A federal judge in Washington will not require opponents of the $3.4 billion settlement in an Indian trust class action to front any money while they pursue their challenge in an appeals court.
Senior Judge Thomas Hogan of U.S. District Court for the District of Columbia rejected the lead plaintiffs' request that the opponents of the settlement be required to post a bond or other surety worth millions of dollars.
The attorneys for lead plaintiff Elouise Cobell, including Dennis Gingold and a group of Kilpatrick Townsend & Stockton attorneys said the appeal bond would ensure prompt payment of the cost to defend the settlement.
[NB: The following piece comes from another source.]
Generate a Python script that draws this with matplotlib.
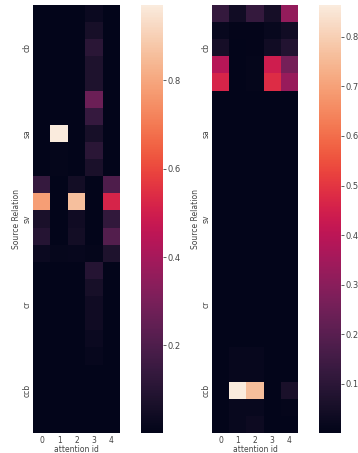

Hogan wasn't persuaded. The judge chided the plaintiffs’ attorneys for making sweeping, unsupported statements in court papers in recent weeks in support of an appeal bond.
“The Court recognizes that sometimes a litigant’s resort to persuasive writing versus objective writing leads to unwitting overzealousness in the presentation of arguments, but the plaintiffs’ motion and reply brief go beyond fair advocacy and border on misrepresentation,” Hogan said in his ruling (.pdf).
In court papers filed on Aug. 23, Cobell’s lawyers said Kimberly Craven, a critic of the $3.4 billion settlement, should be required to post a bond worth more than $8.3 million in order to continue the challenge in the U.S. Court of Appeals for the D.C. Circuit. Cobell’s attorneys said more than $2.5 million of the amount was for legal fees.
No opponent of the settlement, Cobell’s lawyers said, “is entitled to a free pass at delaying justice” for the hundreds of thousands of Native Americans who make up the class. The suit, filed in 1996, sought an accounting of the government’s handling of individual Indian trust accounts flowing from the use of land for timber, natural gas and minerals.
“The delay caused by Craven’s appeal means that more elderly and more infirm class members will pass on without obtaining justice that they deserve,” Cobell’s lawyers said in the court filing (.pdf). “The human cost of Craven’s appeal can never be quantified, and as this Court has found, many of the class members depend on their trust funds for the most basic staples of life.”
Craven’s attorney, Theodore Frank of the Center for Class Action Fairness, said in response (.pdf) that the appeal is not frivolous and that Cobell’s lawyers are exaggerating their costs. Frank alleged Cobell’s request for an appeal bond was brought in bad faith and urged Hogan to sanction the plaintiffs’ lawyers.
In his ruling yesterday, Hogan didn’t hold back on the plaintiffs’ team. Hogan indicated he believed the requested appeal bond amount was excessive.
The judge said he is sympathetic to the plaintiffs’ concern that the appeals will delay the settlement, “that does not translate into a willingness by this court to quietly overlook the misleading case citations and unsupported legal argument throughout the plaintiffs’ motions and reply brief.”
For instance, Hogan criticized the plaintiffs’ lawyers for contending that there are established practices in the D.C. Circuit for appeal bonds. Cobell’s lawyers, in one instance, pointed to a case in which a federal trial judge declined to order a bond.
Hogan said “it goes without saying” that a published decision denying an appeal bond “cannot credibly be cited as establishing a ‘practice.’” The judge said he was “surprised” Cobell’s lawyers cited to cases that don’t help their cause much.
“It is unclear to the Court whether the unsupported arguments and representations in the plaintiffs’ briefs were intentional, the result of carelessness and haste, or otherwise can be reasonably explained,” Hogan said.
Sanctions, the judge said, are not warranted. But he said he ordered Cobell’s lawyers to file a declaration that addresses the concerns he raised.
Gingold and Kilpatrick partner Keith Harper were not immediately reached for comment Thursday evening.